Цензура отказывалась пропустить пьесу на сцену из-за «ужасов» вообще — и из-за безнаказанного убийства невинной женщины в частности: в первом варианте она заканчивалась просто смертью Нины. (Бенкендорф говорил «об изменении пьесы таким образом, чтобы она кончалась примирением между господином и госпожой Арбениными».)
Эйхенбаум считает, что было пять редакций пьесы. В одной из них, называвшейся «Арбенин», измена Нины была настоящей, убийства и вовсе не было: месть (заслуженная) состояла в том, что Арбенин просто уезжал. То есть автор был готов пожертвовать буквально всем — как же, вычеркнуть из трагедии убийство! — но он мертвой хваткой держался за саму фигуру. Эйхенбаум подчеркивает, что Лермонтов сохранял все главные монологи Арбенина, то есть ему было важно, чтобы остались именно обида, жизненный опыт, понятый как разочарование во всем,— и представление о «настоящем мужчине», который безжалостно отрезает от себя предательское прошлое.

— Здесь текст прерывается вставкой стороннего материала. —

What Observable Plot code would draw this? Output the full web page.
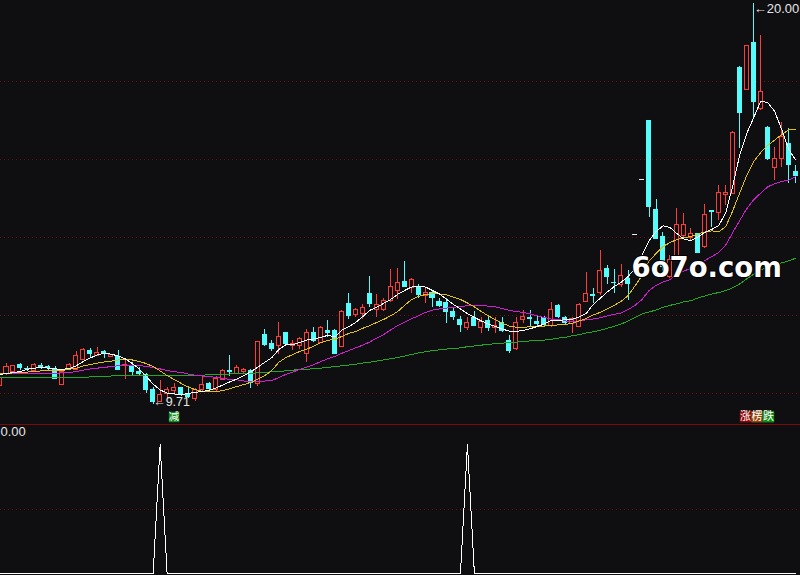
<!DOCTYPE html>
<html>
<head>
<meta charset="utf-8">
<script src="https://cdn.jsdelivr.net/npm/d3@7"></script>
<script src="https://cdn.jsdelivr.net/npm/@observablehq/plot@0.6"></script>
<style>
html, body { margin: 0; padding: 0; background: #0f0f12; }
#wrap { position: relative; width: 800px; height: 575px; overflow: hidden; background: #0f0f12; }
#sep { height: 1px; background: #7d0a0a; }
svg { display: block; }
</style>
</head>
<body>
<div id="wrap"></div>
<script>
// ---- daily candles (price) ----
const open = [10.18,10.51,10.55,10.74,10.65,10.57,10.73,10.70,10.65,10.22,
10.60,10.60,10.87,11.09,10.97,11.08,10.93,10.95,10.70,10.73,
10.57,10.49,10.10,9.79,9.99,10.06,10.15,10.00,9.87,10.10,
10.26,10.08,10.35,10.60,10.51,10.55,10.60,10.25,11.51,11.29,
11.21,11.56,11.23,11.21,11.01,11.56,11.30,11.62,11.62,11.18,
12.31,12.01,12.05,12.57,12.13,12.13,12.37,12.62,12.87,12.71,
12.74,12.51,12.59,12.37,12.34,12.09,11.89,11.69,11.95,11.68,
11.86,11.69,11.83,11.37,11.15,11.88,11.94,11.85,11.94,11.72,
12.26,11.95,11.79,11.71,12.34,12.53,12.58,13.21,12.85,12.78,
12.94,14.08,15.49,17.00,14.73,14.03,12.98,13.43,14.03,13.99,
14.09,13.75,14.69,14.64,15.09,15.12,18.37,17.78,19.01,17.30,
16.82,15.77,16.02,16.40,15.69];
const high = [10.43,10.76,10.72,10.77,10.69,10.76,10.76,10.72,10.69,10.58,
10.78,11.08,11.15,11.15,11.18,11.11,11.00,11.10,10.90,10.79,
10.67,10.50,10.15,10.33,10.15,10.26,10.16,10.12,10.13,10.44,
10.27,10.44,10.62,10.97,10.72,10.65,10.62,11.33,11.64,11.36,
11.81,11.57,11.35,11.44,11.63,11.70,11.72,11.87,11.63,12.13,
12.56,12.18,12.28,13.00,12.54,12.44,13.19,13.21,13.38,12.94,
12.79,12.69,12.62,12.43,12.44,12.21,11.98,11.96,12.10,11.95,
11.97,11.96,11.96,11.49,11.96,12.12,12.12,12.01,11.97,12.33,
12.27,11.97,11.96,12.31,13.10,12.68,13.67,13.28,13.18,13.32,
13.15,14.08,15.49,17.00,14.97,14.14,13.54,14.75,14.62,14.22,
14.10,14.85,14.69,15.33,15.33,16.72,18.38,18.92,20.00,19.18,
16.85,16.32,16.96,16.79,15.85];
const low = [10.16,10.47,10.54,10.60,10.56,10.56,10.62,10.58,10.37,10.22,
10.58,10.59,10.85,10.89,10.96,10.90,10.92,10.59,10.36,10.46,
10.44,9.99,9.71,9.78,9.86,9.96,9.93,9.86,9.79,10.06,
10.05,10.06,10.33,10.44,10.49,10.49,10.14,10.19,11.21,11.08,
11.00,11.23,11.10,11.13,10.80,11.32,11.27,11.44,10.99,11.17,
11.91,11.95,11.91,12.21,11.94,12.10,12.34,12.41,12.73,12.56,
12.44,12.31,12.21,12.21,11.79,11.87,11.57,11.62,11.71,11.54,
11.59,11.55,11.56,11.02,11.10,11.79,11.71,11.70,11.71,11.69,
11.93,11.74,11.54,11.69,12.33,12.31,12.51,12.79,12.56,12.73,
12.38,14.08,15.49,14.52,13.96,13.07,12.94,13.41,14.01,13.92,
13.58,13.72,14.26,14.44,14.82,15.10,16.27,17.77,17.08,17.26,
15.97,15.46,15.80,15.38,15.38];
const close = [10.41,10.69,10.71,10.63,10.62,10.72,10.66,10.64,10.37,10.56,
10.74,10.96,11.11,10.99,11.03,10.99,10.99,10.60,10.73,10.54,
10.49,10.08,9.78,9.95,10.08,10.15,9.94,9.91,10.08,10.23,
10.09,10.36,10.57,10.54,10.65,10.60,10.26,11.31,11.22,11.12,
11.44,11.25,11.28,11.40,11.54,11.33,11.68,11.53,11.00,12.10,
11.97,12.13,12.18,12.27,12.28,12.37,12.73,12.84,12.73,12.90,
12.50,12.58,12.44,12.24,12.07,11.95,11.74,11.82,11.72,11.83,
11.67,11.72,11.58,11.08,11.82,11.97,11.91,11.77,11.74,12.13,
11.94,11.79,11.91,12.26,12.54,12.49,13.15,12.98,12.81,13.00,
12.79,14.08,15.49,14.76,13.96,13.24,13.42,14.33,14.31,14.09,
13.60,14.58,14.65,15.13,15.15,16.69,17.18,18.90,17.47,17.74,
15.99,16.02,16.57,15.85,15.57];

// ---- moving averages ----
const ma5 = [10.49,10.51,10.54,10.56,10.62,10.65,10.67,10.65,10.63,10.62,
10.64,10.71,10.82,10.91,10.99,11.03,11.01,10.96,10.89,10.77,
10.63,10.44,10.24,10.09,10.01,9.99,9.97,10.00,10.03,10.05,
10.08,10.14,10.22,10.30,10.37,10.46,10.56,10.68,10.80,10.92,
11.13,11.25,11.25,11.31,11.37,11.40,11.44,11.49,11.45,11.62,
11.71,11.82,11.97,12.13,12.21,12.31,12.41,12.54,12.64,12.73,
12.75,12.73,12.64,12.55,12.42,12.28,12.17,12.05,11.95,11.86,
11.78,11.72,11.65,11.60,11.59,11.62,11.66,11.72,11.78,11.87,
11.87,11.89,11.90,11.96,12.05,12.28,12.44,12.60,12.74,12.85,
13.00,13.21,13.54,13.92,14.15,14.30,14.26,14.10,13.96,13.92,
14.01,14.13,14.21,14.31,14.64,15.33,16.13,16.67,17.08,17.50,
17.46,17.23,16.77,16.26,15.99];
const ma10 = [10.51,10.51,10.53,10.54,10.55,10.56,10.58,10.58,10.58,10.59,
10.62,10.65,10.71,10.74,10.78,10.81,10.83,10.86,10.87,10.86,
10.82,10.77,10.69,10.58,10.46,10.36,10.26,10.17,10.10,10.06,
10.04,10.04,10.08,10.12,10.18,10.23,10.28,10.37,10.46,10.59,
10.80,10.92,11.00,11.08,11.14,11.21,11.30,11.36,11.39,11.46,
11.54,11.59,11.67,11.74,11.82,11.90,11.99,12.10,12.26,12.41,
12.49,12.54,12.56,12.55,12.53,12.47,12.41,12.32,12.22,12.10,
11.99,11.89,11.80,11.73,11.70,11.70,11.71,11.72,11.73,11.74,
11.76,11.77,11.80,11.86,11.92,12.01,12.08,12.17,12.26,12.36,
12.51,12.76,13.03,13.39,13.59,13.77,13.87,13.95,13.99,14.03,
14.09,14.14,14.17,14.15,14.28,14.69,15.15,15.59,15.95,16.18,
16.36,16.50,16.64,16.76,16.77];
const ma20 = [10.51,10.51,10.51,10.51,10.51,10.52,10.52,10.52,10.52,10.53,
10.54,10.56,10.60,10.63,10.65,10.67,10.69,10.71,10.72,10.73,
10.72,10.69,10.67,10.63,10.59,10.56,10.54,10.50,10.47,10.45,
10.44,10.41,10.39,10.36,10.35,10.32,10.31,10.31,10.32,10.33,
10.41,10.49,10.55,10.62,10.68,10.74,10.82,10.89,10.95,11.03,
11.10,11.17,11.24,11.32,11.42,11.51,11.63,11.74,11.83,11.92,
11.99,12.08,12.14,12.17,12.19,12.21,12.23,12.25,12.26,12.26,
12.24,12.22,12.18,12.13,12.10,12.08,12.04,11.99,11.95,11.91,
11.90,11.86,11.85,11.86,11.89,11.91,11.94,11.99,12.03,12.06,
12.15,12.26,12.41,12.64,12.77,12.86,12.92,13.05,13.14,13.21,
13.31,13.41,13.51,13.62,13.81,14.13,14.44,14.74,14.97,15.14,
15.30,15.38,15.44,15.47,15.56];
const ma60 = [10.42,10.42,10.42,10.42,10.42,10.42,10.42,10.40,10.40,10.40,
10.40,10.40,10.40,10.43,10.43,10.43,10.45,10.45,10.45,10.45,
10.45,10.46,10.46,10.46,10.46,10.46,10.46,10.46,10.47,10.47,
10.48,10.48,10.49,10.50,10.51,10.51,10.52,10.53,10.54,10.56,
10.57,10.58,10.60,10.61,10.62,10.64,10.65,10.67,10.69,10.71,
10.73,10.75,10.78,10.80,10.83,10.86,10.89,10.92,10.96,11.00,
11.04,11.07,11.10,11.12,11.14,11.15,11.17,11.20,11.22,11.24,
11.26,11.28,11.29,11.31,11.32,11.33,11.35,11.35,11.37,11.39,
11.42,11.44,11.48,11.51,11.55,11.58,11.62,11.67,11.72,11.78,
11.86,11.95,12.04,12.09,12.14,12.21,12.26,12.30,12.35,12.38,
12.45,12.50,12.55,12.59,12.64,12.71,12.81,12.94,13.06,13.17,
13.23,13.30,13.35,13.40,13.47];

// ---- grid levels, indicator signal days, badges ----
const gridPrices = [10, 12, 14, 16, 18];
const subGrid = [0.5];
const signalDays = [23, 67];
const subLabel = ["0.00"];
const watermark = ["6o7o.com"];
const badgeA = {day: 25, chars: ["减"]};
const badgeB = {day: 108, chars: ["涨", "楞", "跌"]};

// ---- styles ----
const BG = "#0f0f12", RED = "#ff3c3c", CYAN = "#55fcfc", GRID = "#6e0f0f";
const maDefs = [
  {values: ma60, color: "#22a822"},
  {values: ma20, color: "#d21ed2"},
  {values: ma10, color: "#e0c010"},
  {values: ma5,  color: "#ffffff"}
];

const N = close.length;
const days = d3.range(N).map(i => ({i, open: open[i], high: high[i], low: low[i], close: close[i]}));
const up = days.filter(d => d.close > d.open);
const down = days.filter(d => d.close < d.open);
const flat = days.filter(d => d.close === d.open);
const colorOf = d => d.close > d.open ? RED : d.close < d.open ? CYAN : "#e8e8e8";
const hiDay = d3.greatest(days, d => d.high);
const loDay = d3.least(days, d => d.low);
const xDomain = [0.143, 114.69];

function badgeMarks(b, dy, colors, step, offset, r, fs) {
  const marks = [];
  b.chars.forEach((c, k) => {
    const dx = offset + k * step;
    marks.push(Plot.dot([b], {x: "day", frameAnchor: "bottom", dx, dy, symbol: "square", r, fill: colors[k]}));
    marks.push(Plot.text([b], {x: "day", frameAnchor: "bottom", dx, dy, text: () => c, fill: "#ffffff",
      fontSize: fs, fontFamily: "Noto Sans CJK SC", textAnchor: "middle", lineAnchor: "middle"}));
  });
  return marks;
}

const main = Plot.plot({
  width: 800, height: 424, margin: 0,
  style: {background: BG, overflow: "hidden"},
  x: {type: "linear", domain: xDomain, axis: null},
  y: {type: "linear", domain: [9.205, 20.077], axis: null},
  marks: [
    Plot.ruleY(gridPrices, {stroke: GRID, strokeDasharray: "1,3", shapeRendering: "crispEdges"}),
    Plot.ruleX(days, {x: "i", y1: "low", y2: "high", stroke: colorOf, shapeRendering: "crispEdges"}),
    Plot.rect(down, {x1: d => d.i - 0.36, x2: d => d.i + 0.36, y1: "open", y2: "close", fill: CYAN, shapeRendering: "crispEdges"}),
    Plot.rect(up, {x1: d => d.i - 0.29, x2: d => d.i + 0.29, y1: "open", y2: "close", fill: BG, stroke: RED, shapeRendering: "crispEdges"}),
    Plot.ruleY(flat, {x1: d => d.i - 0.36, x2: d => d.i + 0.36, y: "close", stroke: "#e8e8e8", shapeRendering: "crispEdges"}),
    ...maDefs.map(s => Plot.line(s.values, {x: (d, i) => i, y: d => d, stroke: s.color, strokeWidth: 1, shapeRendering: "crispEdges"})),
    Plot.text([hiDay], {x: "i", y: "high", text: d => "←" + d.high.toFixed(2), textAnchor: "start", dy: 5,
      fill: "#e6e6e6", fontSize: 13, fontFamily: "Liberation Sans"}),
    Plot.text([loDay], {x: "i", y: "low", text: d => "←" + d.low.toFixed(2), textAnchor: "start", dy: -2.5,
      fill: "#e6e6e6", fontSize: 12.5, fontFamily: "Liberation Sans"}),
    ...badgeMarks(badgeA, -7.5, ["#118a1e"], 0, 0, 5.9, 10.5),
    ...badgeMarks(badgeB, -7.8, ["#8e0606", "#94480a", "#0d8a16"], 11.5, -8.3, 6.5, 11),
    Plot.text(watermark, {frameAnchor: "top-left", dx: 631, dy: 276, text: d => d, textAnchor: "start", lineAnchor: "bottom",
      fontSize: 27.5, fontWeight: "bold", fontFamily: "DejaVu Sans", fill: "#ffffff", stroke: "#000000", strokeWidth: 2, paintOrder: "stroke"})
  ]
});

const sig = d3.range(N).map(i => ({i, v: signalDays.includes(i) ? 1 : 0}));
const sub = Plot.plot({
  width: 800, height: 150, margin: 0,
  style: {background: BG, overflow: "hidden"},
  x: {type: "linear", domain: xDomain, axis: null},
  y: {type: "linear", domain: [-0.0131, 1.147], axis: null},
  marks: [
    Plot.ruleY(subGrid, {stroke: GRID, strokeDasharray: "1,3", shapeRendering: "crispEdges"}),
    Plot.line(sig, {x: "i", y: "v", stroke: "#ffffff", strokeWidth: 1, shapeRendering: "crispEdges"}),
    Plot.text(subLabel, {frameAnchor: "top-left", dx: 0, dy: 1, text: d => d, textAnchor: "start", lineAnchor: "top",
      fill: "#e6e6e6", fontSize: 13, fontFamily: "Liberation Sans"})
  ]
});

const wrap = document.getElementById("wrap");
wrap.appendChild(main);
const sep = document.createElement("div");
sep.id = "sep";
wrap.appendChild(sep);
wrap.appendChild(sub);
</script>
</body>
</html>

Канонической считается вторая редакция. Что делает Лермонтов в ответ на первый цензурный запрет? Он вписывает в пьесу четвертый акт и зловещую фигуру Неизвестного. Но Неизвестный — это на самом деле увеличенная (и еще более мрачная) копия все того же Арбенина. Это человек, чью жизнь Арбенин когда-то разрушил за карточным столом,— и он приходит мстить. То есть интрига теперь оказывается местью Неизвестного, а Нина умирает ради того, чтобы Арбенин, узнав о ее невиновности, сошел с ума.
Безжалостность Неизвестного — это безжалостность Арбенина, возведенная в какую-то адскую степень. Тень начинает отбрасывать еще большую тень. Как и Арбенину, Неизвестному прежде всего жалко самого себя, а больше не жалко никого, и свою безжалостность, он, как и Арбенин, с большим вдохновением декларирует как предначертание: Нет, пусть свершается судьбы определенье, / А действовать потом настанет мой черед.
Это реплика Неизвестного после отравления, то есть действовать потом по определению не подразумевает спасения Нины. Ее жизнь оба супергероя разменивают на месть, объявляя себя орудиями судьбы. Воля ваша, что-то в этих рычащих и захлебывающихся обидой существах есть от детского мечтания «вот вырасту — и всем вам покажу».
«Маскарад» — это стенограмма смертельно обиженного одиночества, созданная гениальным и обреченным поэтом, который воздвигает памятник собственной фантазии о безжалостности «настоящего» мира. Довольно страшное зрелище, надо сказать, по сей день.